By Karen Dandurant
Posted Jul. 31, 2016 at 3:15 AM
PORTSMOUTH — Too often mental health challenges and drug or alcohol addiction are seen as separate issues, when they should be understood holistically and treated concurrently, according to experts.
Justin Looser, director of Behavioral Health Services at Portsmouth Regional Hospital, and Peter Fifield, manager of Behavioral Health Services at Families First of the Greater Seacoast, both see the need for better coordination in treatment programs.
“What we see is that about 60 percent of those we treat, people struggling with addiction, also have mental health conditions,” Looser said. “If we try to see them as separate issues, and to divide treatment in terms of services, we are likely going to fail. Many suicide cases involve substance abuse. The divide is beginning to change, but very slowly.”
Fifield is dual licensed, for both alcohol and drug counseling and as a clinical mental health counselor.
“It becomes a chicken or the egg conundrum,” Fifield said. “Which came first, the mental health condition or the substance abuse? When you look on the neurological level, we are born with a fight or flight instinct. Our emotional development begins at about age 5, and rational thinking starts at 11 and does not mature until about 25. If a problem with mental health or substance abuse occurs younger, say in an 18- or 19-year-old, at the forefront of their maturity, it is going to become a problem.”
Looser said when a person is seen in the emergency department for a substance overdose, the obvious reaction is to treat that condition. He said it doesn’t go far enough if that is all that takes place and the person is discharged.
“Yes, we need to treat the substance abuse and help the person detox,” Looser said. “That goes without saying. Alcohol is a dangerous substance that can kill a person if they try to detox on their own. With drug abuse, there are often co-morbidities like hepatitis C, abscesses and endocarditis. So we need to address the medical issues, but then we need to delve further into the mental health issues they are having.”
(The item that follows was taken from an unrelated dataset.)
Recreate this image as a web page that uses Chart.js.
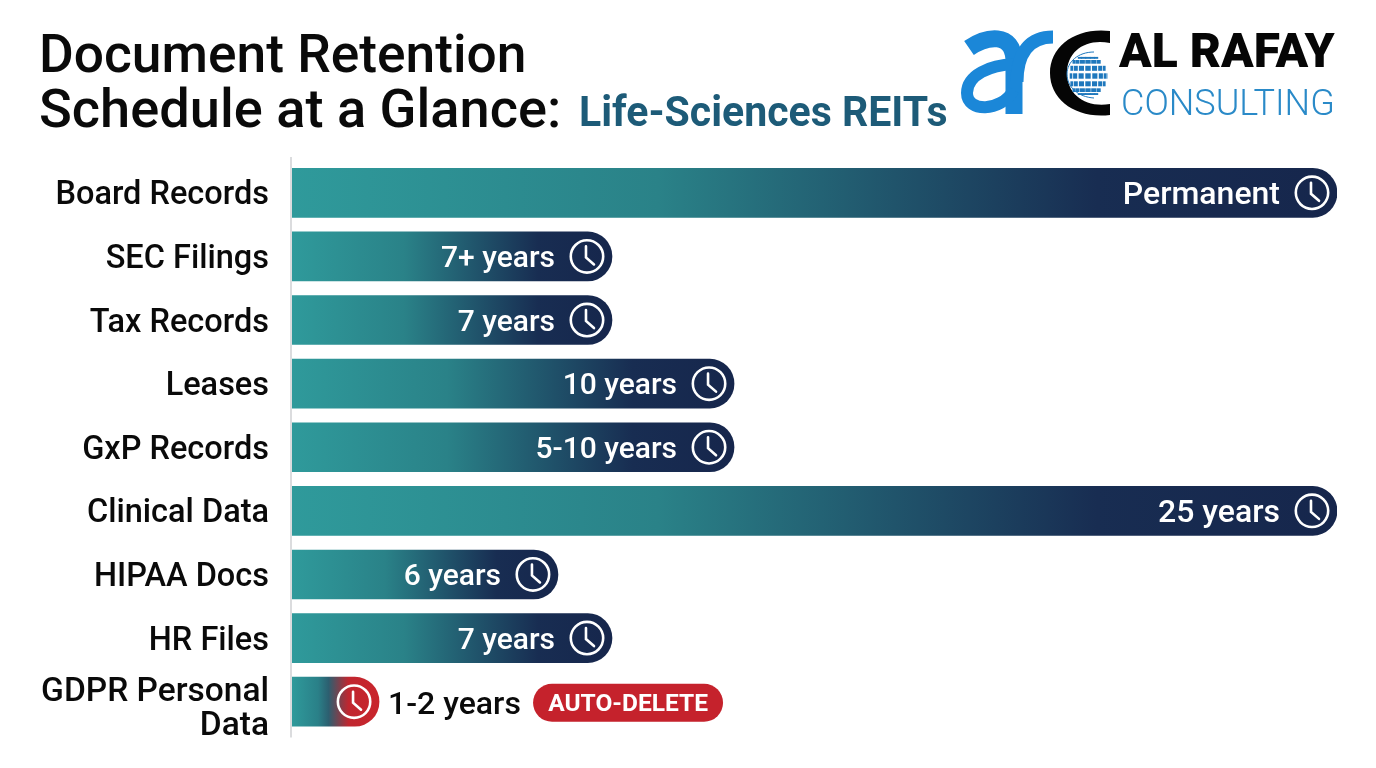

Fifield said that some in-patient services do not allow for co-occurring treatment programs. He said that has to change, but it will require training and funding.
“Seacoast Mental Health Center just added substance abuse counselors,” Fifield said. “It wasn’t there before because it was not fund-able. It is for them now and represents the fundamental change in the underlying philosophy that must happen.”
As an example, Fifield said, a person with post-traumatic stress disorder who uses drugs or alcohol to cope will experience increased hyper-vigilance and anxiety if his or her coping mechanism is removed.
“A person with unmanaged anxiety can turn to drinking or opiates,” Fifield said. “They think it makes them feel better, but when they try to stop, they realize the choice is no longer theirs to make.”
For those who deal with either of these problems, services are hard to come by.
“There are often long waits to get into services,” Looser said. “There has to be a better understanding of the whole person. If we lump them under the term of an addict, they are most likely still struggling with their mental well-being. There is a real condition called post-acute withdrawal syndrome. It can result in depression and anxiety that effectively takes away the patient’s coping mechanisms. Providers can be dismissive of the problem, but we can’t continue to live in silos where this is concerned. This is rarely one diagnosis or the other.”
Looser said the stigma for both issues is very real.
“Until we look further than the immediate condition, a large population is not going to be successful in either area,” Looser said.